気になってたもうひとりのブルースマン、ボビーラッシュは、ハーモニカの吹き替えだけで、出演はなかったように思いました。吹き替えてる役者さんが微妙にボビーラッシュに似てて、まさかねーとは思わされましたが。
この映画、大ヒットした音楽映画「はじまりのうた」に対するアンサームービーの意図もあるような気がしました。
「はじまりのうた」はブラックミュージックをけなしてる構図になってます。
中盤のあのシーンで未来といいつつ、今のブラックミュージック見せたりもそのためだし、「はじまりのうた」のプロデューサーの娘を演じたヘイリーを本作のすごく重要な役で登場させてるのはそうことじゃないですかね。しかもクレオール(雑にいうと黒人と白人のクォーター)って設定が憎い。
音楽的にもアイルランド勢が活躍してるとこはケルト、黒人勢の見せ場はブルース、とシームレスに繋ぐという、ものすごいことやってました。このあたりもアカデミー賞でも評価されるんじゃないですかね。
検証してないので話半分で聞いてもらいたいのですが、サムの歌のハミングのところの音階が、冒頭のアニメのアフリカ呪術の音と一致。この音階がブルース最大の発見であるブルーノートスケールをなぞってるんじゃないかなと。

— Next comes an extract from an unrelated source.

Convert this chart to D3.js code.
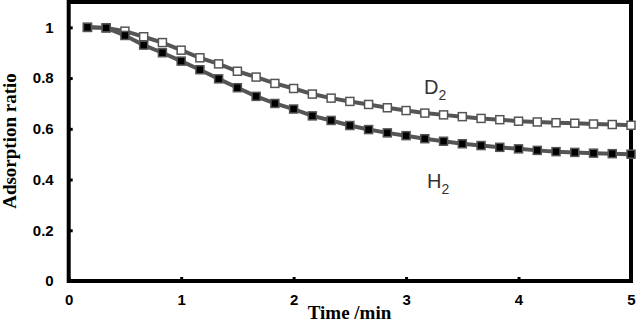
<!DOCTYPE html>
<html>
<head>
<meta charset="utf-8">
<script src="https://cdn.jsdelivr.net/npm/d3@7"></script>
<style>
  html, body { margin: 0; padding: 0; background: #fff; }
  svg { display: block; }
</style>
</head>
<body>
<svg id="chart" width="637" height="322"></svg>
<script>
// time in minutes (every 10 s)
const times = [1/6, 2/6, 3/6, 4/6, 5/6, 1, 7/6, 8/6, 9/6, 10/6, 11/6, 2, 13/6, 14/6, 15/6, 16/6, 17/6, 3,
               19/6, 20/6, 21/6, 22/6, 23/6, 4, 25/6, 26/6, 27/6, 28/6, 29/6, 5];
const d2Values = [1.000, 0.998, 0.985, 0.963, 0.940, 0.910, 0.880, 0.856, 0.827, 0.804, 0.779, 0.759,
                  0.737, 0.721, 0.708, 0.696, 0.683, 0.672, 0.662, 0.655, 0.648, 0.641, 0.636, 0.630,
                  0.627, 0.624, 0.622, 0.619, 0.617, 0.614];
const h2Values = [1.000, 0.998, 0.968, 0.930, 0.900, 0.867, 0.833, 0.797, 0.762, 0.728, 0.700, 0.678,
                  0.651, 0.633, 0.613, 0.597, 0.584, 0.573, 0.561, 0.551, 0.541, 0.534, 0.527, 0.521,
                  0.515, 0.510, 0.507, 0.504, 0.502, 0.500];
const xTicks = [0, 1, 2, 3, 4, 5];
const yTicks = [0, 0.2, 0.4, 0.6, 0.8, 1];
const seriesNames = ["D", "H"];

const svg = d3.select("#chart");
const x = d3.scaleLinear().domain([0, 5]).range([68.7, 631]);
const y = d3.scaleLinear().domain([0, 1.1]).range([281, 2]);

// axes (ticks inward)
const yAxis = svg.append("g").attr("transform", `translate(${x(0)},0)`)
  .call(d3.axisLeft(y).tickValues(yTicks).tickSize(-4).tickPadding(15).tickFormat(d3.format("~g")));
yAxis.select(".domain").remove();
yAxis.selectAll("line").attr("stroke", "#000").attr("stroke-width", 3);
yAxis.selectAll("text").attr("font-family", "Liberation Sans, Arial, sans-serif")
  .attr("font-weight", "bold").attr("font-size", 15).attr("fill", "#000");

const xAxis = svg.append("g").attr("transform", `translate(0,${y(0)})`)
  .call(d3.axisBottom(x).tickValues(xTicks).tickSize(-4).tickPadding(13).tickFormat(d3.format("d")));
xAxis.select(".domain").remove();
xAxis.selectAll("line").attr("stroke", "#000").attr("stroke-width", 3);
xAxis.selectAll("text").attr("font-family", "Liberation Sans, Arial, sans-serif")
  .attr("font-weight", "bold").attr("font-size", 15).attr("fill", "#000");

// frame
svg.append("rect")
  .attr("x", x(0)).attr("y", y(1.1))
  .attr("width", x(5) - x(0)).attr("height", y(0) - y(1.1))
  .attr("fill", "none").attr("stroke", "#000").attr("stroke-width", 4);

// series
const line = d3.line().x(d => x(d[0])).y(d => y(d[1]));
const d2 = times.map((t, i) => [t, d2Values[i]]);
const h2 = times.map((t, i) => [t, h2Values[i]]);

function drawSeries(data, fill) {
  svg.append("path").datum(data).attr("d", line)
    .attr("fill", "none").attr("stroke", "#555").attr("stroke-width", 4);
  svg.append("g").selectAll("rect").data(data).join("rect")
    .attr("x", d => x(d[0]) - 4).attr("y", d => y(d[1]) - 4)
    .attr("width", 8).attr("height", 8)
    .attr("fill", fill).attr("stroke", "#555").attr("stroke-width", 1.5);
}
drawSeries(d2, "#fff");
drawSeries(h2, "#000");

// series labels
function label(name, tx, ty) {
  const t = svg.append("text").attr("x", tx).attr("y", ty)
    .attr("font-family", "Liberation Sans, Arial, sans-serif").attr("font-size", 20).attr("fill", "#333");
  t.append("tspan").text(name);
  t.append("tspan").attr("font-size", 14).attr("dy", 6).text("2");
}
label(seriesNames[0], 424, 94);
label(seriesNames[1], 427, 188);

// axis titles
svg.append("text").attr("x", 349.5).attr("y", 319).attr("text-anchor", "middle")
  .attr("font-family", "Liberation Serif, Times New Roman, serif").attr("font-weight", "bold")
  .attr("font-size", 19).text("Time /min");
svg.append("text").attr("transform", "translate(16,141) rotate(-90)").attr("text-anchor", "middle")
  .attr("font-family", "Liberation Serif, Times New Roman, serif").attr("font-weight", "bold")
  .attr("font-size", 19).text("Adsorption ratio");
</script>
</body>
</html>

音楽評論家の方のnoteでサミーがやってる「Travelin'」とバディガイのは、コードが違うという話からの、サミーのはカントリーとのミクスチュアを意味してるという内容を読みました。
たしかに若いサミーの時代は、年老いたサミーが弾いたコード(いわゆるブルース進行)のものが実は少ないということもわかりますし、ブルース進行は、50年代以降のシカゴブルースから一般化したのですよね。
若いサミーの時代はブルースが実際にはブルースとカントリーは影響しあったことももちろんわかりますが、ここはゴスペルとブルースのミックスを示してると考えてた方がこの映画的にはしっくりくる気がしましたね。
具体的には先日亡くなったスライの名曲、スタンドをサウンドオブブラックネスがカバーしたあたりから、ゴスペルのアルバムにソウルやロックのミュージシャンが参加したりと、リアルではゴスペル自体もミクスチュアが進行しているように受けとめております。
と考えていくと、黒人が迫害された歴史や音楽が白人に盗用されたメタファーとして、白人のパンバイヤが襲ってくるという受け止め方は、どうもそこじゃないんだよな、という気がしてます。そんな差別、迫害メインでここまでアメリカでヒットするわけないしなと。
音楽好きの方なら、いやいや黒人も白人もミュージシャン同志は、お互いリスペクトして影響しあってきたやんということもご存知のはず。はい、なのでホラーパートは、はっきり言うとゴスペル、ブルース、カントリー(劇中ではアイルランド民謡)が、影響しあうミクスチュアを刺激的に表現してるというのが結論です。